Since Billie launched, the personal grooming category has become even more competitive. In 2018, for instance, Harry’s launched Flamingo — a women’s shaving line offering razors and wax strips. Personal care brand Athena Club launched in 2019, and this year boasted a 93% DTC customer retention rate; The company also entered 1,600 Target locations in March. But not all players in this category have fared as well. In October Dollar Shave Club, which was acquired for $1 billion by Unilever in 2016, was sold to private equity firm Nexus Capital Management. In the announcement Unilever, which retains a 35% stake in Dollar Shave Club, said it will “transition its portfolio” towards core strategic growth areas.
Many razor brands have attempted to stay ahead of the competition then, by more quickly expanding into physical retail. Gooley said that Billie doesn’t break down revenue by channel, but “obviously retail has become a meaningful part of the business.”
“The landscape has changed since we launched, and brands have gravitated towards a more omnichannel approach — and not being tied up with one channel or even one retailer,” Gooley said.
The quick distribution expansion also changed the way Billie operates. As a DTC brand, Billie was able to launch products and run campaigns whenever it wanted. Now, there is much more of a focus on adhering to retailers’ cycles and timelines.
Different lines of business also serve different purposes. Billie’s DTC arm is geared toward people who want to easily replenish their razors without leaving their homes and as such, is focused on selling subscriptions. Over its first four years in business, Billie also added adjacent personal care products – like lip balm, makeup-removing wipes and dry shampoo.
Since being acquired by Edgewell, much of the product expansion has come in tandem with Billie’s retail expansion: when Billie debuted in Walmart at the beginning of 2022, the company also launched a lavender whipped shaving cream. Last year the company also launched the Ultimate Skin Solution, a skin exfoliator for ingrown hair and added limited-edition razor colors.
Sasha Radic, managing director at Jeffries who leads the beauty and wellbeing practice, told Modern Retail that “personal grooming has been a space where there’s been a lot of innovation, and a lot of opportunities for brands to elevate the consumer experience.”
She said examples over the last few years include deodorant brand Native, Lume, men’s grooming brand Every Man Jack as well as Billie. With the right M&A partner, you can get the benefit of infrastructure and retail relationships,” Radic said. “That’s what ultimately can create a successful outcome for everyone.”
While the economic headwinds are hitting nearly every category, Radic said personal care and grooming are more resilient than like homeware and apparel. The relative affordability makes it less likely for people to trade down when reworking their budget. “It’s a much easier and smaller ticket treat than something like a luxury apparel piece,” Radic said. “That’s where the resilience of the category is made clear.”
Moving forward, Gooley said, “next year we have exciting announcements for new products.” Moreover, Billie is planning further international expansion, though Gooley did not disclose the exact markets. “Canada won’t be the last country that we go into,” she added. And in the U.S., Billie will continue to add more retail partners in its quest to become a ubiquitous razor brand.

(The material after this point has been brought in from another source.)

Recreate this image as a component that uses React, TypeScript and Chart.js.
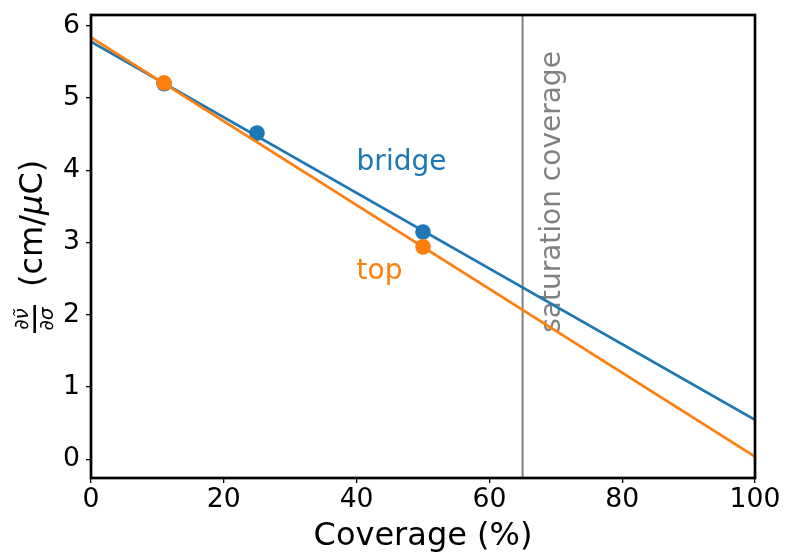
import React, { useEffect, useRef } from 'react';
import { Chart, registerables } from 'chart.js';

Chart.register(...registerables);

// ---- data ----
const fitX = [0, 100];
const bridgeFit = [5.78, 0.545];
const topFit = [5.84, 0.036];
const bridgeX = [11, 25, 50];
const bridgeY = [5.2, 4.515, 3.145];
const topX = [11, 50];
const topY = [5.21, 2.94];
const xTicks = [0, 20, 40, 60, 80, 100];
const yTicks = [0, 1, 2, 3, 4, 5, 6];
const xRange = [0, 100];
const yRange = [-0.26, 6.15];
const saturationCoverage = 65;
const bridgeLabelPos = [40, 4.0];
const topLabelPos = [40, 2.5];
const satLabelPos = [70.6, 1.75];

const BLUE = '#1f77b4';
const ORANGE = '#ff7f0e';
const GRAY = '#808080';
const FAMILY = "'DejaVu Sans', sans-serif";

type Run = { t: string; italic?: boolean };

function runsWidth(ctx: CanvasRenderingContext2D, runs: Run[], size: number) {
  let w = 0;
  for (const r of runs) {
    ctx.font = `${r.italic ? 'italic ' : ''}${size}px ${FAMILY}`;
    w += ctx.measureText(r.t).width;
  }
  return w;
}

function drawRuns(ctx: CanvasRenderingContext2D, runs: Run[], size: number, u: number, v: number) {
  let p = u;
  for (const r of runs) {
    ctx.font = `${r.italic ? 'italic ' : ''}${size}px ${FAMILY}`;
    ctx.fillText(r.t, p, v);
    p += ctx.measureText(r.t).width;
  }
}

const decor = {
  id: 'decor',
  beforeDatasetsDraw(chart: any) {
    const { ctx, chartArea: a, scales } = chart;
    const x = scales.x;
    const y = scales.y;
    ctx.save();
    ctx.beginPath();
    ctx.rect(a.left, a.top, a.right - a.left, a.bottom - a.top);
    ctx.clip();
    const px = x.getPixelForValue(saturationCoverage);
    ctx.strokeStyle = GRAY;
    ctx.lineWidth = 2;
    ctx.beginPath();
    ctx.moveTo(px, a.top);
    ctx.lineTo(px, a.bottom);
    ctx.stroke();
    ctx.translate(x.getPixelForValue(satLabelPos[0]), y.getPixelForValue(satLabelPos[1]));
    ctx.rotate(-Math.PI / 2);
    ctx.font = `28px ${FAMILY}`;
    ctx.fillStyle = GRAY;
    ctx.textAlign = 'left';
    ctx.textBaseline = 'alphabetic';
    ctx.fillText('saturation coverage', 0, 0);
    ctx.restore();
  },
  afterDatasetsDraw(chart: any) {
    const { ctx, chartArea: a, scales } = chart;
    const x = scales.x;
    const y = scales.y;
    ctx.save();
    ctx.font = `28px ${FAMILY}`;
    ctx.textAlign = 'left';
    ctx.textBaseline = 'alphabetic';
    ctx.fillStyle = BLUE;
    ctx.fillText('bridge', x.getPixelForValue(bridgeLabelPos[0]), y.getPixelForValue(bridgeLabelPos[1]));
    ctx.fillStyle = ORANGE;
    ctx.fillText('top', x.getPixelForValue(topLabelPos[0]), y.getPixelForValue(topLabelPos[1]));
    // frame
    ctx.strokeStyle = '#000';
    ctx.lineWidth = 2.7;
    ctx.strokeRect(a.left, a.top, a.right - a.left, a.bottom - a.top);
    ctx.restore();
  },
  afterDraw(chart: any) {
    const { ctx, chartArea: a } = chart;
    const cy = (a.top + a.bottom) / 2;
    ctx.save();
    ctx.translate(41.5, cy + 86.5);
    ctx.rotate(-Math.PI / 2);
    ctx.fillStyle = '#000';
    ctx.textAlign = 'left';
    ctx.textBaseline = 'alphabetic';
    // fraction
    const fs = 20;
    const num: Run[] = [{ t: '\u2202' }, { t: '\u03BD\u0303', italic: true }];
    const den: Run[] = [{ t: '\u2202' }, { t: '\u03C3', italic: true }];
    const fracW = 28;
    const nw = runsWidth(ctx, num, fs);
    const dw = runsWidth(ctx, den, fs);
    drawRuns(ctx, num, fs, fracW / 2 - nw / 2, -13.2);
    drawRuns(ctx, den, fs, fracW / 2 - dw / 2, 11.8);
    ctx.fillRect(0, -8.1, fracW, 2.6);
    // main text
    const main: Run[] = [{ t: '(cm/' }, { t: '\u03BC', italic: true }, { t: 'C)' }];
    drawRuns(ctx, main, 32, 46, 0);
    ctx.restore();
  },
};

export default function App() {
  const ref = useRef<HTMLCanvasElement | null>(null);

  useEffect(() => {
    if (!ref.current) return;
    Chart.defaults.font.family = FAMILY;
    const toPts = (xs: number[], ys: number[]) => xs.map((v, i) => ({ x: v, y: ys[i] }));
    const chart = new Chart(ref.current, {
      type: 'line',
      data: {
        datasets: [
          {
            label: 'top fit',
            data: toPts(fitX, topFit),
            borderColor: ORANGE,
            borderWidth: 2.8,
            pointRadius: 0,
            order: 0,
          },
          {
            label: 'top',
            data: toPts(topX, topY),
            showLine: false,
            pointRadius: 7.8,
            pointBorderWidth: 0,
            pointBackgroundColor: ORANGE,
            pointBorderColor: ORANGE,
            order: 1,
          },
          {
            label: 'bridge fit',
            data: toPts(fitX, bridgeFit),
            borderColor: BLUE,
            borderWidth: 2.8,
            pointRadius: 0,
            order: 2,
          },
          {
            label: 'bridge',
            data: toPts(bridgeX, bridgeY),
            showLine: false,
            pointRadius: 7.8,
            pointBorderWidth: 0,
            pointBackgroundColor: BLUE,
            pointBorderColor: BLUE,
            order: 3,
          },
        ],
      },
      options: {
        responsive: false,
        animation: false,
        events: [],
        layout: { padding: { left: 0, top: 15, right: 30, bottom: 0 } },
        plugins: { legend: { display: false }, tooltip: { enabled: false } },
        scales: {
          x: {
            type: 'linear',
            position: 'bottom',
            min: xRange[0],
            max: xRange[1],
            afterBuildTicks: (s: any) => {
              s.ticks = xTicks.map((v) => ({ value: v }));
            },
            afterFit: (s: any) => {
              s.height = 77;
              s.paddingLeft = 0;
              s.paddingRight = 0;
            },
            grid: {
              drawOnChartArea: false,
              drawTicks: true,
              tickLength: 5,
              color: '#000',
              lineWidth: 1.3,
            },
            border: { display: false },
            ticks: {
              color: '#000',
              font: { size: 26.67 },
              padding: 1,
              maxRotation: 0,
              autoSkip: false,
            },
            title: {
              display: true,
              text: 'Coverage (%)',
              color: '#000',
              font: { size: 32, lineHeight: 1.12 },
              padding: { top: 0, bottom: 0 },
            },
          },
          y: {
            type: 'linear',
            min: yRange[0],
            max: yRange[1],
            afterBuildTicks: (s: any) => {
              s.ticks = yTicks.map((v) => ({ value: v }));
            },
            afterFit: (s: any) => {
              s.width = 91;
              s.paddingTop = 0;
              s.paddingBottom = 0;
            },
            grid: {
              drawOnChartArea: false,
              drawTicks: true,
              tickLength: 5,
              color: '#000',
              lineWidth: 1.3,
            },
            border: { display: false },
            ticks: {
              color: '#000',
              font: { size: 26.67 },
              padding: 6,
              autoSkip: false,
            },
            title: { display: false },
          },
        },
      },
      plugins: [decor],
    });
    return () => chart.destroy();
  }, []);

  return (
    <div style={{ position: 'fixed', left: 0, top: 0, width: 785, height: 555, background: '#fff' }}>
      <canvas ref={ref} width={785} height={555} />
    </div>
  );
}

“We’re in 21 retailers, but there are more than 21 out there so we’re looking to get into more doors,” Gooley said.
Gooley said there is also a fine balance to strike when operating as a startup under a legacy CPG conglomerate. “You have to be able to adapt and evolve,” Gooley said, referring to adhering to more traditional retail distribution. “So you have to balance growing up, and staying true to your roots and what makes you exciting.”
Correction: Due to an editing error, this story originally stated that Billie added products like lip balm, makeup-removing wipes and dry shampoo after its acquisition by Edgewell. This story has been updated to note that these products were added before Billie’s acquisition.